Other passages touch on China’s apparent need to constantly prove dominance over nature and remake it to suit the needs of development:

When I talked about Lishui’s factory zone expansion plans with Director Wang, he acknowledged that approval for such projects was becoming more difficult. The central government feared a real estate bubble, but he remained confident. “We’re applying to develop an area where the land isn’t good for farming,” he explained.

On his office wall hung a map of the proposed expansion—future roads, industrial blocks, waterworks. “We’ll have to move more than 400 mountains and hills,” he said.

In the story’s final sentences I see reflected my own dissatisfaction with China’s unlivable, inhuman cities — places suitable to be inhabited only by machines or their equally mindless organic equivalents who scurry frantically and ceaselessly toward that vague goal of “development:”

A cold wind blew against the windows. Outside, I heard neighboring plants—the rattle of glassmaking, the rumble of plastic molds, the pneumatic hiss of water heaters being produced. But there wasn’t a single human sound, only the silent voices on the walls of the abandoned factory.

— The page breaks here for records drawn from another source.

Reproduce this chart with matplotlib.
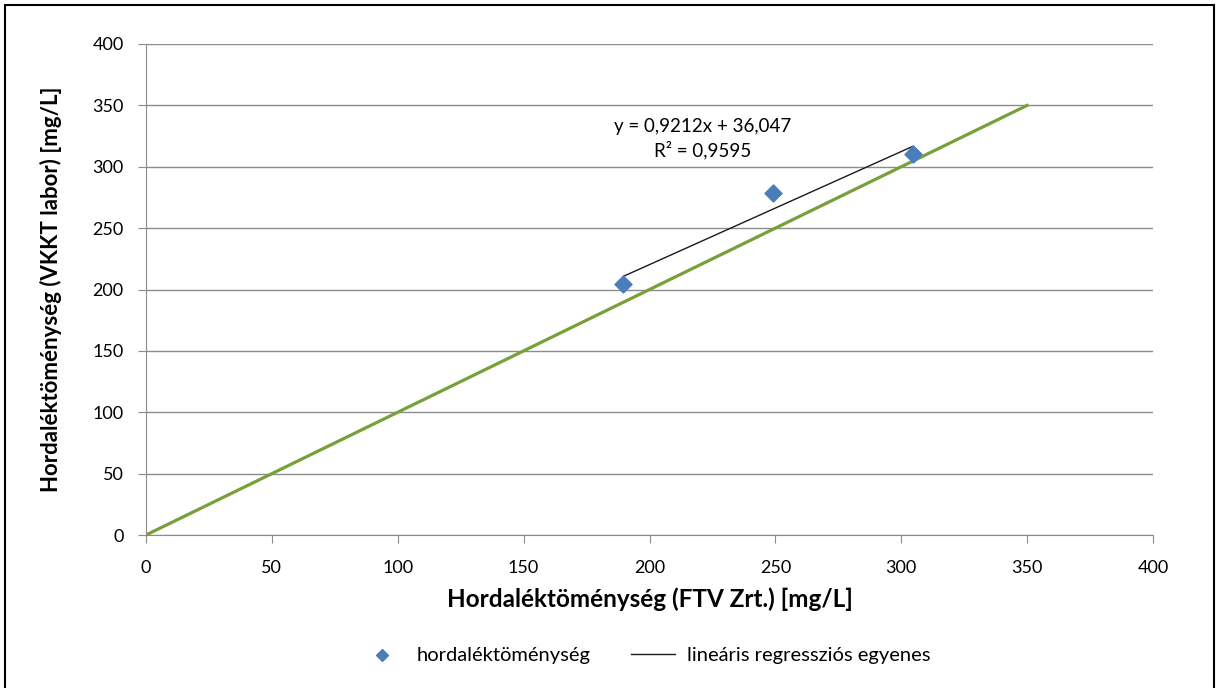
import matplotlib
matplotlib.use("Agg")
import matplotlib.pyplot as plt
from matplotlib.patches import Rectangle

plt.rcParams['font.family'] = ['Lato', 'DejaVu Sans']

# measured data (FTV Zrt. vs VKKT labor)
ftv = [189.5, 249, 304.5]
vkkt = [204.5, 279, 310.5]

# regression coefficients as printed on the chart
slope = 0.9212
intercept = 36.047
r2 = 0.9595

# y = x reference line
ref_x = [0, 350]
ref_y = [0, 350]

xticks = [0, 50, 100, 150, 200, 250, 300, 350, 400]
yticks = [0, 50, 100, 150, 200, 250, 300, 350, 400]

fig = plt.figure(figsize=(12.18, 6.88), dpi=100)
ax = fig.add_axes([146 / 1218, 1 - 535 / 688, (1153 - 146) / 1218, (535 - 44) / 688])

grid_col = '#8c8c8c'
ax.set_xlim(0, 400)
ax.set_ylim(0, 400)
ax.set_xticks(xticks)
ax.set_yticks(yticks)
ax.yaxis.grid(True, color=grid_col, linewidth=1)
ax.set_axisbelow(True)
for s in ['top', 'right']:
    ax.spines[s].set_visible(False)
for s in ['left', 'bottom']:
    ax.spines[s].set_color(grid_col)
ax.tick_params(direction='out', length=6, color=grid_col, labelsize=13)
ax.tick_params(axis='x', pad=12)
ax.tick_params(axis='y', pad=10)

ax.plot(ref_x, ref_y, color='#77a03a', linewidth=2.3, zorder=2)

xmin, xmax = min(ftv), max(ftv)
ax.plot([xmin, xmax], [slope * xmin + intercept, slope * xmax + intercept],
        color='#1a1a1a', linewidth=1, zorder=3, label='lineáris regressziós egyenes')
ax.scatter(ftv, vkkt, marker='D', s=75, color='#4a7ebb', zorder=4,
           label='hordaléktöménység')

eq = ('y = ' + f'{slope:.4f}'.replace('.', ',') + 'x + ' + f'{intercept:.3f}'.replace('.', ',')
      + '\nR² = ' + f'{r2:.4f}'.replace('.', ','))
ax.text(221, 323, eq, ha='center', va='center', fontsize=13.5, linespacing=1.35)

ax.set_xlabel('Hordaléktöménység (FTV Zrt.) [mg/L]', fontsize=17.5, fontweight='bold', labelpad=8)
ax.set_ylabel('Hordaléktöménység (VKKT labor) [mg/L]', fontsize=16, fontweight='bold', labelpad=22)

h, l = ax.get_legend_handles_labels()
fig.legend(h[::-1], l[::-1], loc='center', bbox_to_anchor=(0.53, 1 - 655 / 688), ncol=2,
           frameon=False, fontsize=14.5, handlelength=2.2, handletextpad=0.6,
           columnspacing=2.0, markerscale=0.7)

fig.patches.append(Rectangle((0.004, -0.01), 0.993, 1.003, transform=fig.transFigure,
                             fill=False, edgecolor='black', linewidth=1.5))

fig.savefig('out.png', dpi=100)
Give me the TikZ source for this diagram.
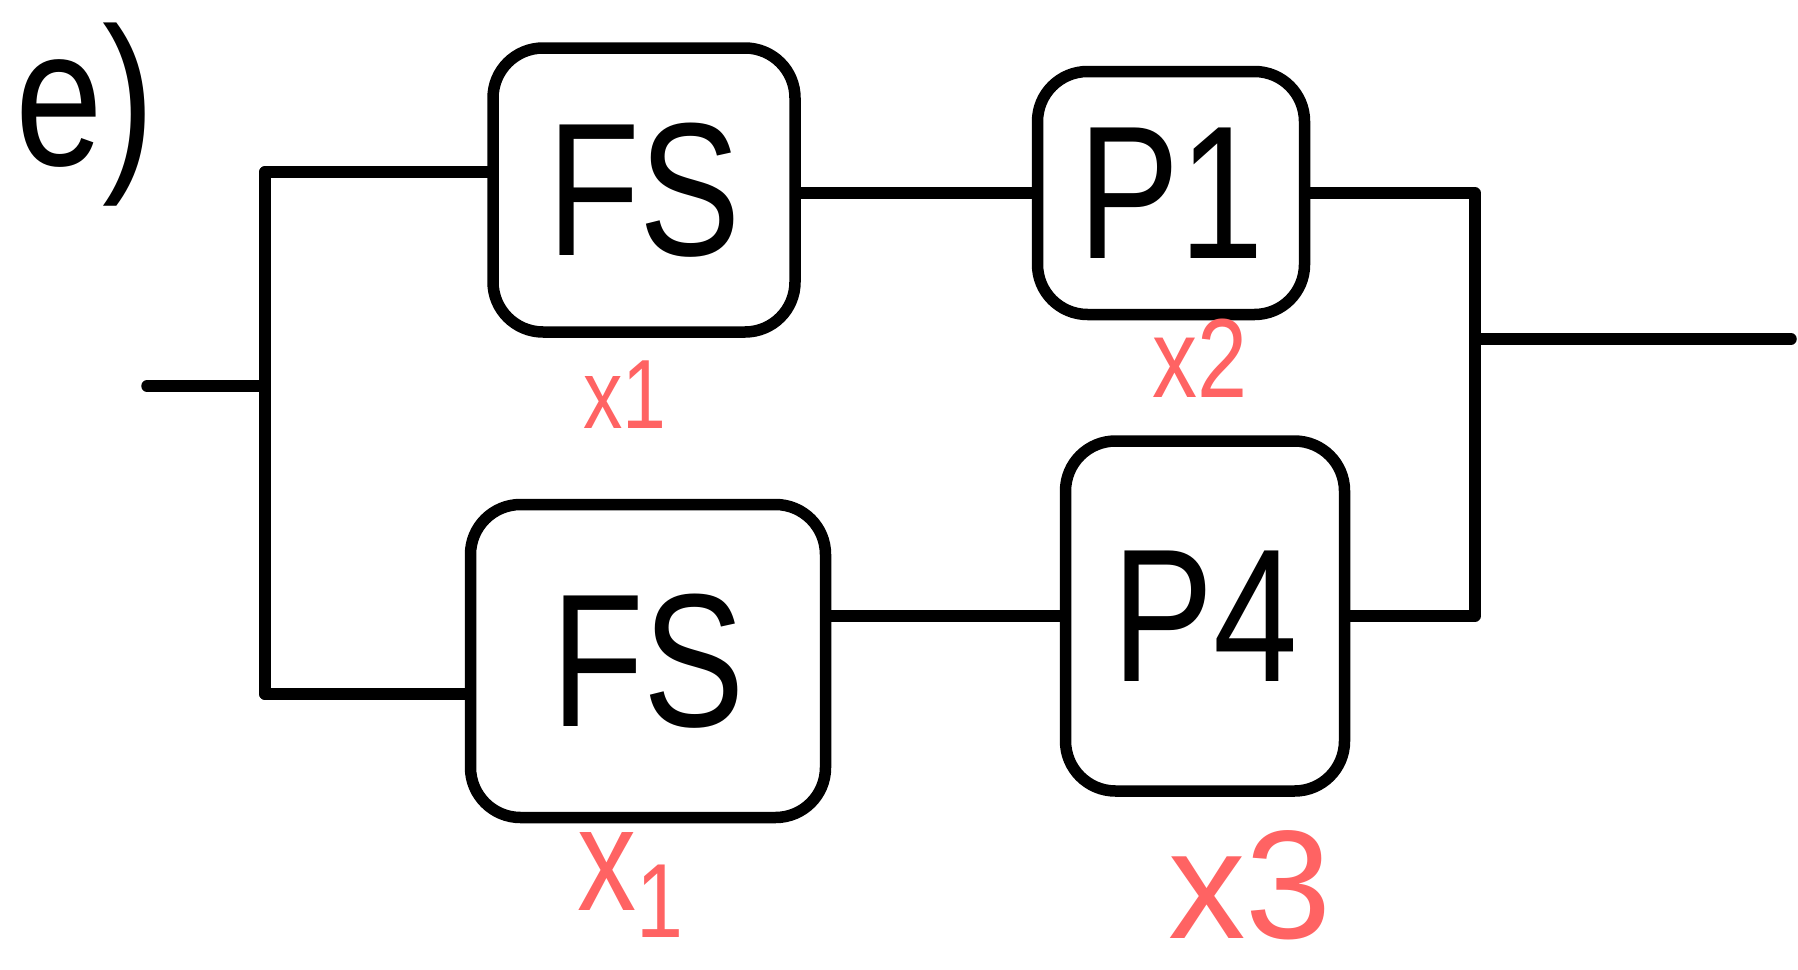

As with Hessler’s other work, including River Town, Oracle Bones and any number of stories in the New Yorker and National Geographic, China’s Instant Cities is eloquently written and touching in the way it brings the reader closer to the lives and experiences of China’s commoners. Despite our plans to spend a year on the road for Portrait of an LBX, I constantly feel like we are just barely scratching the surface. It’s great to see someone digging a little deeper to tell the stories of China’s common people and effectively placing them within the context of the mind-bogglingly chaotic system under which they must make their lives.